* STATED EXERCISE *
Transcribe the whole listing below without changing a word, but leave out every image.

* SUPPLIED MATERIAL *

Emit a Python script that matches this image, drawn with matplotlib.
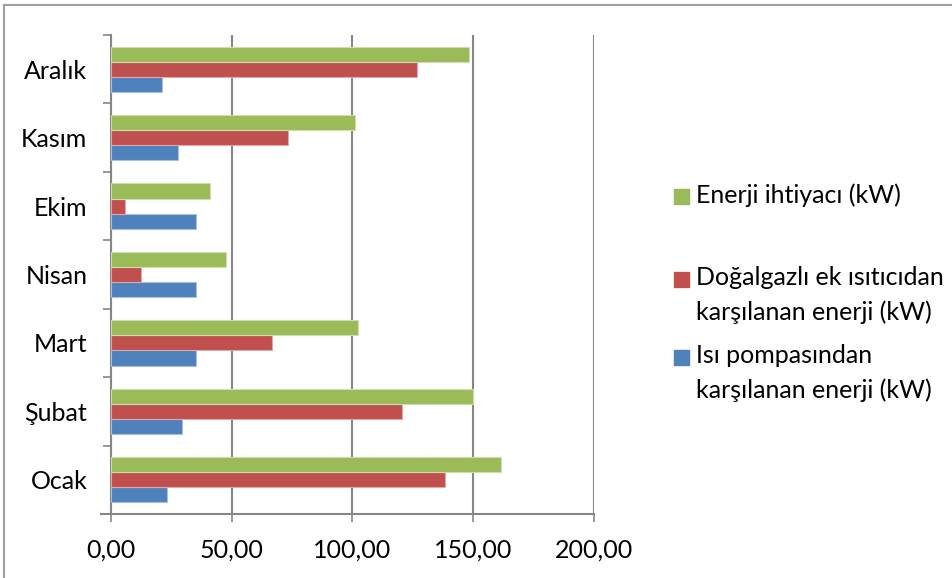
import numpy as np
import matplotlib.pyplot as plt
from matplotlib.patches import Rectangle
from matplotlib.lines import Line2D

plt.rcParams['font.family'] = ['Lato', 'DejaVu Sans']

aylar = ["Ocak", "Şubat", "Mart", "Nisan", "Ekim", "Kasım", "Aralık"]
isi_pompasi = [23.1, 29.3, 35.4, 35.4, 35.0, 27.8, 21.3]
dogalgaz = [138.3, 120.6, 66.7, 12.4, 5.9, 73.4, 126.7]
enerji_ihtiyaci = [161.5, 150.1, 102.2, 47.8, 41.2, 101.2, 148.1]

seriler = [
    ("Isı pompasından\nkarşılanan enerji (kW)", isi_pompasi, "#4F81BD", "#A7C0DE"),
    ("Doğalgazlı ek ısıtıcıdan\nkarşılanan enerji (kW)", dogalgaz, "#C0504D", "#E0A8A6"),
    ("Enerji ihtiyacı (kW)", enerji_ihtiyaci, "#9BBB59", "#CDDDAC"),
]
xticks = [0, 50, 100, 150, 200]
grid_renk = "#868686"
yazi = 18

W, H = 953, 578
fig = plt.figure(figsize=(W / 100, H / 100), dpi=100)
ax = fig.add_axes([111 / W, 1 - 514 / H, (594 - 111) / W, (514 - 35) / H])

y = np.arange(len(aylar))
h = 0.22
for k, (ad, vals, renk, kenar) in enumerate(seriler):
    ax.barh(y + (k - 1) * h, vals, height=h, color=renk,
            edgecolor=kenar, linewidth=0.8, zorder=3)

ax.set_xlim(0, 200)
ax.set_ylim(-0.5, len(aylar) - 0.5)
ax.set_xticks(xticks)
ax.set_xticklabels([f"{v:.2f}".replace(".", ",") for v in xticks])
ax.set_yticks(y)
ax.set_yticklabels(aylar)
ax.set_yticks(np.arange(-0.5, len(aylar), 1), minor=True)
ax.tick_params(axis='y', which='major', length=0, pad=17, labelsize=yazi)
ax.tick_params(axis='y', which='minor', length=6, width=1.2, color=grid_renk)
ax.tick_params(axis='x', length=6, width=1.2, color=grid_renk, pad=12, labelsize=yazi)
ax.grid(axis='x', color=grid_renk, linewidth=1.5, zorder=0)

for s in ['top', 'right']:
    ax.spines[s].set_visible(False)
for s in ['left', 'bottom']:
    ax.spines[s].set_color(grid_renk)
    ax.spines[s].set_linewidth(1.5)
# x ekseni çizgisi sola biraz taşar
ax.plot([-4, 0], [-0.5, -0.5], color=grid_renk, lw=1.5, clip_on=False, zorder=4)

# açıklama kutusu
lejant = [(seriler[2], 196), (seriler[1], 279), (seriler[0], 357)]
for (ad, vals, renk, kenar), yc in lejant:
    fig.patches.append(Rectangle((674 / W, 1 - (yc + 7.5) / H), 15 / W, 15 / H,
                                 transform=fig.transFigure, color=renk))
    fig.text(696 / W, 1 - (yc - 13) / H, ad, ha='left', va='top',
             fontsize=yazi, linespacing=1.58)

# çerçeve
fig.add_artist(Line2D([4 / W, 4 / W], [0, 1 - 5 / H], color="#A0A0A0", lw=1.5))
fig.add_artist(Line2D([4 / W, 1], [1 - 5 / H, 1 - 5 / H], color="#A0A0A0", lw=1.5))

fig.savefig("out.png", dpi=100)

* WORKED SOLUTION *
Emit a Python script that matches this image, drawn with matplotlib.
import numpy as np
import matplotlib.pyplot as plt
from matplotlib.patches import Rectangle
from matplotlib.lines import Line2D

plt.rcParams['font.family'] = ['Lato', 'DejaVu Sans']

aylar = ["Ocak", "Şubat", "Mart", "Nisan", "Ekim", "Kasım", "Aralık"]
isi_pompasi = [23.1, 29.3, 35.4, 35.4, 35.0, 27.8, 21.3]
dogalgaz = [138.3, 120.6, 66.7, 12.4, 5.9, 73.4, 126.7]
enerji_ihtiyaci = [161.5, 150.1, 102.2, 47.8, 41.2, 101.2, 148.1]

seriler = [
    ("Isı pompasından\nkarşılanan enerji (kW)", isi_pompasi, "#4F81BD", "#A7C0DE"),
    ("Doğalgazlı ek ısıtıcıdan\nkarşılanan enerji (kW)", dogalgaz, "#C0504D", "#E0A8A6"),
    ("Enerji ihtiyacı (kW)", enerji_ihtiyaci, "#9BBB59", "#CDDDAC"),
]
xticks = [0, 50, 100, 150, 200]
grid_renk = "#868686"
yazi = 18

W, H = 953, 578
fig = plt.figure(figsize=(W / 100, H / 100), dpi=100)
ax = fig.add_axes([111 / W, 1 - 514 / H, (594 - 111) / W, (514 - 35) / H])

y = np.arange(len(aylar))
h = 0.22
for k, (ad, vals, renk, kenar) in enumerate(seriler):
    ax.barh(y + (k - 1) * h, vals, height=h, color=renk,
            edgecolor=kenar, linewidth=0.8, zorder=3)

ax.set_xlim(0, 200)
ax.set_ylim(-0.5, len(aylar) - 0.5)
ax.set_xticks(xticks)
ax.set_xticklabels([f"{v:.2f}".replace(".", ",") for v in xticks])
ax.set_yticks(y)
ax.set_yticklabels(aylar)
ax.set_yticks(np.arange(-0.5, len(aylar), 1), minor=True)
ax.tick_params(axis='y', which='major', length=0, pad=17, labelsize=yazi)
ax.tick_params(axis='y', which='minor', length=6, width=1.2, color=grid_renk)
ax.tick_params(axis='x', length=6, width=1.2, color=grid_renk, pad=12, labelsize=yazi)
ax.grid(axis='x', color=grid_renk, linewidth=1.5, zorder=0)

for s in ['top', 'right']:
    ax.spines[s].set_visible(False)
for s in ['left', 'bottom']:
    ax.spines[s].set_color(grid_renk)
    ax.spines[s].set_linewidth(1.5)
# x ekseni çizgisi sola biraz taşar
ax.plot([-4, 0], [-0.5, -0.5], color=grid_renk, lw=1.5, clip_on=False, zorder=4)

# açıklama kutusu
lejant = [(seriler[2], 196), (seriler[1], 279), (seriler[0], 357)]
for (ad, vals, renk, kenar), yc in lejant:
    fig.patches.append(Rectangle((674 / W, 1 - (yc + 7.5) / H), 15 / W, 15 / H,
                                 transform=fig.transFigure, color=renk))
    fig.text(696 / W, 1 - (yc - 13) / H, ad, ha='left', va='top',
             fontsize=yazi, linespacing=1.58)

# çerçeve
fig.add_artist(Line2D([4 / W, 4 / W], [0, 1 - 5 / H], color="#A0A0A0", lw=1.5))
fig.add_artist(Line2D([4 / W, 1], [1 - 5 / H, 1 - 5 / H], color="#A0A0A0", lw=1.5))

fig.savefig("out.png", dpi=100)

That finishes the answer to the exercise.